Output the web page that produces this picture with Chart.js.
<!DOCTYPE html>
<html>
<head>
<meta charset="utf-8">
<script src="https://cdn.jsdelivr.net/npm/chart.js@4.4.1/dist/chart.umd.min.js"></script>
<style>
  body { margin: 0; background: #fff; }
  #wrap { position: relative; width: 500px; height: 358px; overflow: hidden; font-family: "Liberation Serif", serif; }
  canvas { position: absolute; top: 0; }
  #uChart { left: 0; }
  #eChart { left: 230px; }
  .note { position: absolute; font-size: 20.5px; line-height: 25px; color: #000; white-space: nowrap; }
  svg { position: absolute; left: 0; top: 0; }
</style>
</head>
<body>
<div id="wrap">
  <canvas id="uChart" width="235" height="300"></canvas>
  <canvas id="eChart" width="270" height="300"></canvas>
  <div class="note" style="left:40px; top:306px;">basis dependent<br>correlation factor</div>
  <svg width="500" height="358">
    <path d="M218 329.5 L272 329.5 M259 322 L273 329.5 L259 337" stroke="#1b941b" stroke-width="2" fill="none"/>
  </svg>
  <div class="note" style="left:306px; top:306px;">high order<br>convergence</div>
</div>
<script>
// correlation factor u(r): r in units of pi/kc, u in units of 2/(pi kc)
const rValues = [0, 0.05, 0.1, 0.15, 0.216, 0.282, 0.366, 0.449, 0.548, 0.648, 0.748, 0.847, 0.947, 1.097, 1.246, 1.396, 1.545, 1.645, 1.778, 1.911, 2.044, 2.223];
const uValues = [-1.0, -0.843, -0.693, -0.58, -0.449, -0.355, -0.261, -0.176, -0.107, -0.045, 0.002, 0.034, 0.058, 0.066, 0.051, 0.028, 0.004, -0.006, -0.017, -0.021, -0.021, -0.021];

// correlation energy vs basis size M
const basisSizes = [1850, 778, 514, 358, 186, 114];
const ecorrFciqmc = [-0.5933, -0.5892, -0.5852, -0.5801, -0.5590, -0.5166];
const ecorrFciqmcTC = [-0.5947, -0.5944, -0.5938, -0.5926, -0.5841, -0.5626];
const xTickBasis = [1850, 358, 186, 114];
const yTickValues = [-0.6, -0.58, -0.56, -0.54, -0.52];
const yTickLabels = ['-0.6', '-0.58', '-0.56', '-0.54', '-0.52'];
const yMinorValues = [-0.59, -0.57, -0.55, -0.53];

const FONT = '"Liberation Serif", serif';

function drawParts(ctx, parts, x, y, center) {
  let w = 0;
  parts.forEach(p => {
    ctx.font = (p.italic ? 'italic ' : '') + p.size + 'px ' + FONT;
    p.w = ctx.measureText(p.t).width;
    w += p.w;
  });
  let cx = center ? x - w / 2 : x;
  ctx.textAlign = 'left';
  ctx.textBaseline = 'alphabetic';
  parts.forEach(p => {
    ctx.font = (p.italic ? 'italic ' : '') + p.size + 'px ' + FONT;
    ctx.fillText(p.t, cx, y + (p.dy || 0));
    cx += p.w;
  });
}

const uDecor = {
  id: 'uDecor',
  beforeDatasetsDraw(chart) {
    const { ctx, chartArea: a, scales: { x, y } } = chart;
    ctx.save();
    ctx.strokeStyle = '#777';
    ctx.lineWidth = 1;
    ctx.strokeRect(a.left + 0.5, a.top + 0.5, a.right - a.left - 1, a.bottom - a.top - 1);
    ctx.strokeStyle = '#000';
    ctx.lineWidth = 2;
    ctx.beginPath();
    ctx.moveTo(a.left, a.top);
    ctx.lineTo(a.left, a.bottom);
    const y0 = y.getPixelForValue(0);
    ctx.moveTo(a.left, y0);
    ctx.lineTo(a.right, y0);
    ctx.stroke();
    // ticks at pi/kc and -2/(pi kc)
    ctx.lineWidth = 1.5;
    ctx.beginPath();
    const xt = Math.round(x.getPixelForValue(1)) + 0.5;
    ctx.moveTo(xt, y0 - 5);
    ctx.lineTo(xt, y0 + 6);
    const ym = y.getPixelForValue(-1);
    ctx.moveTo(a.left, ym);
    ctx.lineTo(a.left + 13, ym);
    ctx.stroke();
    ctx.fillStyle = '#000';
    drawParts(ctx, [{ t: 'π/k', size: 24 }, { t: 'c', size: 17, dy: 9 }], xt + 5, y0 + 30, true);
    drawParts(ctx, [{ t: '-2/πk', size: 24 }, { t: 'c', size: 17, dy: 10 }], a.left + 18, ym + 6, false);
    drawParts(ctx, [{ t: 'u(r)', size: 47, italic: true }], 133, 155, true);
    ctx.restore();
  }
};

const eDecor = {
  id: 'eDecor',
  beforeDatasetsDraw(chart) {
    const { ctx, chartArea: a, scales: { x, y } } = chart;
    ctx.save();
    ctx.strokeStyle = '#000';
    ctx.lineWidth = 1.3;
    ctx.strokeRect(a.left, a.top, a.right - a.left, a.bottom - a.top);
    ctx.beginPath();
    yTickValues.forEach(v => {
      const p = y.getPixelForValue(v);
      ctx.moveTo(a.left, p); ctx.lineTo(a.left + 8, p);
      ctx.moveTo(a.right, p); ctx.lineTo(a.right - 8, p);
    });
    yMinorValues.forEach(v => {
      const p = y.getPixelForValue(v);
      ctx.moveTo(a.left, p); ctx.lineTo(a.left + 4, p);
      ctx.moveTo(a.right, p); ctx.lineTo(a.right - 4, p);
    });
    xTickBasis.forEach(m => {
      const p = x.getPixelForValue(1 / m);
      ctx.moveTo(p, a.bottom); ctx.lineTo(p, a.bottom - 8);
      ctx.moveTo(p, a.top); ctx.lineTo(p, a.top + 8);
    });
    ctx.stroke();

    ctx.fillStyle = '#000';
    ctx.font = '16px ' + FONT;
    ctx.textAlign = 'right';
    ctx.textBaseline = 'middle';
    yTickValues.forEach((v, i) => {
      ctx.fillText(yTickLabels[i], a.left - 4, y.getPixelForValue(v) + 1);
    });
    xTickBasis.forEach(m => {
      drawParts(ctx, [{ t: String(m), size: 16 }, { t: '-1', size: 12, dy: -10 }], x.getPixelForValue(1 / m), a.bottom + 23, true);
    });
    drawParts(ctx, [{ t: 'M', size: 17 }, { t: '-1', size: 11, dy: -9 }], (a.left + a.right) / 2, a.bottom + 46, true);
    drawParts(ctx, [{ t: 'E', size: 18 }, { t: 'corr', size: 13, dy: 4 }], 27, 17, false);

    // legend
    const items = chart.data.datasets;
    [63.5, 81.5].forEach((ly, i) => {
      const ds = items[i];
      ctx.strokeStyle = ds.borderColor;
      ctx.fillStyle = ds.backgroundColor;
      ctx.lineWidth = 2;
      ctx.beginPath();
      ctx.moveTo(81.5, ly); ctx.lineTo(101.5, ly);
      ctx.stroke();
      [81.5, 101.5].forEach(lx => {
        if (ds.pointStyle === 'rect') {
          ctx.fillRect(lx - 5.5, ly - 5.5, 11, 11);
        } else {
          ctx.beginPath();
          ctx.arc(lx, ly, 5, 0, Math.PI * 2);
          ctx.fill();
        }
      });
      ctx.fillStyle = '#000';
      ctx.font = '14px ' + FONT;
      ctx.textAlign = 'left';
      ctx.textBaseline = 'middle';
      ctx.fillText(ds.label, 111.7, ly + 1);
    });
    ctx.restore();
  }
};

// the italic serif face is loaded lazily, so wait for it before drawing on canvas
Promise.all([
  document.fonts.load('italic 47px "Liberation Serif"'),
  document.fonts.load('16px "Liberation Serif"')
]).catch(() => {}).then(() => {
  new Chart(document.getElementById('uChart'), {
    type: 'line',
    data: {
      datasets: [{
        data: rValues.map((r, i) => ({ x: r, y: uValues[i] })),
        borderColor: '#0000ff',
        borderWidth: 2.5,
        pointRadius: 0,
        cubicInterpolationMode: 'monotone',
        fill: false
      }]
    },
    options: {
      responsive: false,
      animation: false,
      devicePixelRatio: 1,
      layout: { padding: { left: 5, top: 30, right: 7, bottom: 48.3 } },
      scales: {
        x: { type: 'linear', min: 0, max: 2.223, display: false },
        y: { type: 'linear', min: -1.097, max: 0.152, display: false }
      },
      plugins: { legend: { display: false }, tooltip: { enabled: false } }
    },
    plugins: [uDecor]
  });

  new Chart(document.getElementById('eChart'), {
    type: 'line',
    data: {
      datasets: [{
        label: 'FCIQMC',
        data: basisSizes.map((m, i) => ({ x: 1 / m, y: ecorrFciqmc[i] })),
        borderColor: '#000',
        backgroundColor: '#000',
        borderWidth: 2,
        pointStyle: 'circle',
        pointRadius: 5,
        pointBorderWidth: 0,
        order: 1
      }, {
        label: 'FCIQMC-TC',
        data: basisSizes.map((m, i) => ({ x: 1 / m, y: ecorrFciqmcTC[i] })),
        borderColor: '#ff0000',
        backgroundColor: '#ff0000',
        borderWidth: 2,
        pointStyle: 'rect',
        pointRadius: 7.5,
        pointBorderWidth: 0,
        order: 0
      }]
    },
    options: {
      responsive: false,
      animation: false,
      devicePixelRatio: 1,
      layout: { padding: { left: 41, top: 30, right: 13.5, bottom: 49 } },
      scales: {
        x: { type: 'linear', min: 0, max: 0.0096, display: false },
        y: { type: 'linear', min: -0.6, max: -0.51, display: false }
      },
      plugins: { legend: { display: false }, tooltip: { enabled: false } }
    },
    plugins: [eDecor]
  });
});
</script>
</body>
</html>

____

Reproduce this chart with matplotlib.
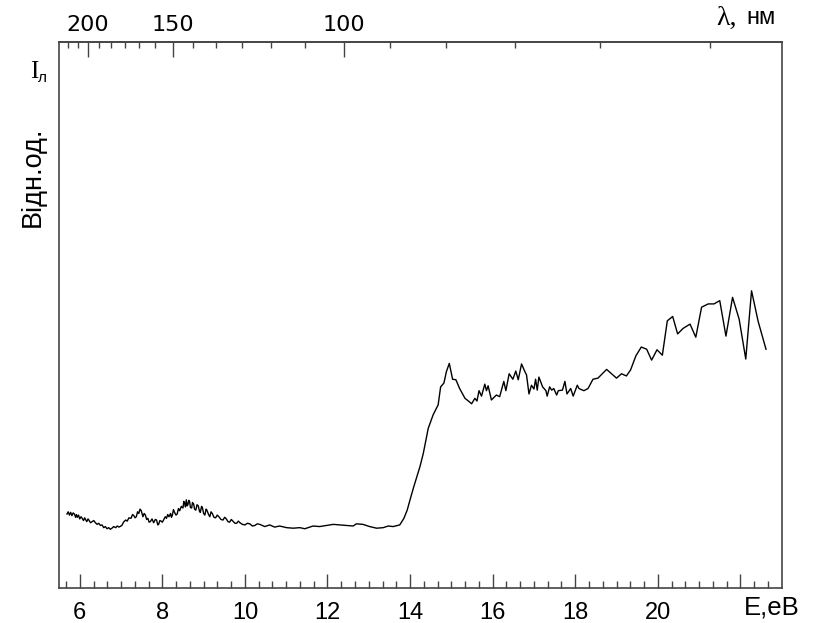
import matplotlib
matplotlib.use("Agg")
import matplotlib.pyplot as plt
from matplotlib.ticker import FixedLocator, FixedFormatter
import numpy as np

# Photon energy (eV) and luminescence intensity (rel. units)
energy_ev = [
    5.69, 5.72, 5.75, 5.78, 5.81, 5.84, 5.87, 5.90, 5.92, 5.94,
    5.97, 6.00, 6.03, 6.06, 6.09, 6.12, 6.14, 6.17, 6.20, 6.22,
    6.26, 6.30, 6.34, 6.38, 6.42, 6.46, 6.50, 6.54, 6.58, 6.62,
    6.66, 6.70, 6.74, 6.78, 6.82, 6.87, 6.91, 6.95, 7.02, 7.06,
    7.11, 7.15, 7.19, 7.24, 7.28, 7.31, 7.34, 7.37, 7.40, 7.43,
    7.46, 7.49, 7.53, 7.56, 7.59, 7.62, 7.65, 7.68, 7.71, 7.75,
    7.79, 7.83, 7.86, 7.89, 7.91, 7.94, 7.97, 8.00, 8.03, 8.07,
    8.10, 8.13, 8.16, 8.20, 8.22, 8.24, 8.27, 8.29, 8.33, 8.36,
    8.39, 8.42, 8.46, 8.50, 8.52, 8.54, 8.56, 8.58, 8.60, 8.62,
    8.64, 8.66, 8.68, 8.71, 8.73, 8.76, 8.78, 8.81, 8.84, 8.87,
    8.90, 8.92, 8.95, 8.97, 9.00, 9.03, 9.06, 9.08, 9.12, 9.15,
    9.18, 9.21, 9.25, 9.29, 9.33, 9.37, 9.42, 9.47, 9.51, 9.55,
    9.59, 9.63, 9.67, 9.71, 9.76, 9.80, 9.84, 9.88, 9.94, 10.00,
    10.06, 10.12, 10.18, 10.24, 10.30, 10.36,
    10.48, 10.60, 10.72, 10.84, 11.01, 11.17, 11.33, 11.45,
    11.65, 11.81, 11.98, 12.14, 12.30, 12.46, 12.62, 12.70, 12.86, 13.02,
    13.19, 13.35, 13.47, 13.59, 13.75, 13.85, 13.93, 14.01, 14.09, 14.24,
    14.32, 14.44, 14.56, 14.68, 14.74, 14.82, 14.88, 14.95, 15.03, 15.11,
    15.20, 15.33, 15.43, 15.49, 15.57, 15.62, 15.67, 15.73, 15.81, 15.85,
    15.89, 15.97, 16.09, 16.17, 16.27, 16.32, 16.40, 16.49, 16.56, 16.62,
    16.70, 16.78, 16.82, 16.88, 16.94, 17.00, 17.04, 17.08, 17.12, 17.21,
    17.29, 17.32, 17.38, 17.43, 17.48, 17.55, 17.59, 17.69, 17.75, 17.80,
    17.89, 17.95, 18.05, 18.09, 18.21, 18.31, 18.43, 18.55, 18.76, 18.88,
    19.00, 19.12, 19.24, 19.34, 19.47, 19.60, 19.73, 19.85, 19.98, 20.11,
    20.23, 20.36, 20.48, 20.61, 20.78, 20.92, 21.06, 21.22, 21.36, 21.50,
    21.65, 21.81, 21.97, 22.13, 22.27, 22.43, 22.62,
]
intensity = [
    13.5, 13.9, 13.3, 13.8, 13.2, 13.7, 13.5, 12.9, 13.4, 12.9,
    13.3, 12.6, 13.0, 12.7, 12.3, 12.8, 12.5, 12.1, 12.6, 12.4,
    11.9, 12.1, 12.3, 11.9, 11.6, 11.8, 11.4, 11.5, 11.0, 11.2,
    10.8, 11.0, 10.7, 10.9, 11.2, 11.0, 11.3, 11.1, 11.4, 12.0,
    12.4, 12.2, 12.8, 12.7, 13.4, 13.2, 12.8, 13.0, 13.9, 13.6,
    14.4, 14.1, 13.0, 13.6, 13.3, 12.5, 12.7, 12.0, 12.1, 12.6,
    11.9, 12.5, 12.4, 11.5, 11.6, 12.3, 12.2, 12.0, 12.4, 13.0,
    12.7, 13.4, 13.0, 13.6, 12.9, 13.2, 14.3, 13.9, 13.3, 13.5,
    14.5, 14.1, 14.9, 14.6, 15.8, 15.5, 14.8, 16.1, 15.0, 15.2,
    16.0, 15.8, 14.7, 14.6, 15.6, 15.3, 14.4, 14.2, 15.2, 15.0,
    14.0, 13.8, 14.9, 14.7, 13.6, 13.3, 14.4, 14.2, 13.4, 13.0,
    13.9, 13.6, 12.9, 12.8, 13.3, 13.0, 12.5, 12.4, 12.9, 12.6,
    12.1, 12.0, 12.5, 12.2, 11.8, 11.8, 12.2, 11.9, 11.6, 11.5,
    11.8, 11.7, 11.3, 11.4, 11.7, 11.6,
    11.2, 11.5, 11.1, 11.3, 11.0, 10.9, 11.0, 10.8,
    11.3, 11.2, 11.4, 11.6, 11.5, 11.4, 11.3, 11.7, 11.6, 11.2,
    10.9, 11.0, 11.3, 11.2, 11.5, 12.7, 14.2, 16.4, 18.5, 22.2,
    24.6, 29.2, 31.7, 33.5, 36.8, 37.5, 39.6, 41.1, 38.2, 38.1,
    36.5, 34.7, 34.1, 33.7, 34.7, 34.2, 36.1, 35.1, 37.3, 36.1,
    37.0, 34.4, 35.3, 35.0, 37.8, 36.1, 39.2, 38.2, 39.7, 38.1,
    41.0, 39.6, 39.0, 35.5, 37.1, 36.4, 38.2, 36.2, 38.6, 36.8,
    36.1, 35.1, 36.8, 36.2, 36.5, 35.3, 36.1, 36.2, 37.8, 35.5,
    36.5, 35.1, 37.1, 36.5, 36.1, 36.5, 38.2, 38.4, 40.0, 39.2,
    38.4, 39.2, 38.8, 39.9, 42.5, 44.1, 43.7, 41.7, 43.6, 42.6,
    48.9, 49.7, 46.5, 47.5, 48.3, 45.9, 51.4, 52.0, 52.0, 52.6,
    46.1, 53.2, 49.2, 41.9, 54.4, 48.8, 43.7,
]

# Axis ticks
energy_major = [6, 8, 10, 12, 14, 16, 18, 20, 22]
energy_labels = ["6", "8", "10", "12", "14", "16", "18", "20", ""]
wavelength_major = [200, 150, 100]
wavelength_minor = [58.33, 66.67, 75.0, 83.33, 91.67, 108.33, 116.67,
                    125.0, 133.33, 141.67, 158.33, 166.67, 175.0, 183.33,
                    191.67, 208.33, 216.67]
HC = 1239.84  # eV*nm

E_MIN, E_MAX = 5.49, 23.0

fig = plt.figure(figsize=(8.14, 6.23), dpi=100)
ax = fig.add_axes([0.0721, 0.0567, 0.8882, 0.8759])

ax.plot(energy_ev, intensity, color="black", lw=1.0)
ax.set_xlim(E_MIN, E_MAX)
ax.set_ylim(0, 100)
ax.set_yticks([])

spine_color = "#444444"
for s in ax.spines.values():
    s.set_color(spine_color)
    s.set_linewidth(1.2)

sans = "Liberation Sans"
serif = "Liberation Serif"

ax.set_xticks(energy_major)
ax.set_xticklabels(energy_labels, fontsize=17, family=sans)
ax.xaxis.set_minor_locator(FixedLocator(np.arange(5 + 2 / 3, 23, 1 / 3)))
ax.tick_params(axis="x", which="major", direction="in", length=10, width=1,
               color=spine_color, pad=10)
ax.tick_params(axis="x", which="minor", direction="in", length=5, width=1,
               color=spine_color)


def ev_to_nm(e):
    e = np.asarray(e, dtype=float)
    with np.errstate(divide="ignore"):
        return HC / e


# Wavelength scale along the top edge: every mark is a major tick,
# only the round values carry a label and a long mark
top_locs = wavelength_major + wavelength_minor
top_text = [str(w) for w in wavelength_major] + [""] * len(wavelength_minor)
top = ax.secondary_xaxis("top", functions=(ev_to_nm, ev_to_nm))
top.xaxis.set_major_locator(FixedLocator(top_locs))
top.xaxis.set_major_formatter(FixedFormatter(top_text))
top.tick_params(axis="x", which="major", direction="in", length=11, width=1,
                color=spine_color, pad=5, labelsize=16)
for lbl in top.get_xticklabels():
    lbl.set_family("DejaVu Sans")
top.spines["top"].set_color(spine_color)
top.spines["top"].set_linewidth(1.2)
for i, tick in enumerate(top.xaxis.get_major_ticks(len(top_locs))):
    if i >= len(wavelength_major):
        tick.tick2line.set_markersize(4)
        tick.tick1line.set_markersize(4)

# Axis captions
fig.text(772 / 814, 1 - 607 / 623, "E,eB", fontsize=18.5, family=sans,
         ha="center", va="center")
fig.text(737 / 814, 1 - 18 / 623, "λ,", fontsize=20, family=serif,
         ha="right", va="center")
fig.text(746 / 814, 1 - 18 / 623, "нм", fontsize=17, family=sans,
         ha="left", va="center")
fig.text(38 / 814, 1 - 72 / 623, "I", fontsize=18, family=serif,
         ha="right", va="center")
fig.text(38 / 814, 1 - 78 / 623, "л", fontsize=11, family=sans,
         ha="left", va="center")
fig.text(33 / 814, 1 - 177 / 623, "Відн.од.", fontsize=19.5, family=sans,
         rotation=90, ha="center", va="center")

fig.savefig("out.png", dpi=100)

____

### Exercise objective
Using the listing above, repeat word for word each line from the one with "Reproduce this chart with matplotlib." down to the one with "import numpy as np", both included. Omit all pictures.

### The completed task
Reproduce this chart with matplotlib.
import matplotlib
matplotlib.use("Agg")
import matplotlib.pyplot as plt
from matplotlib.ticker import FixedLocator, FixedFormatter
import numpy as np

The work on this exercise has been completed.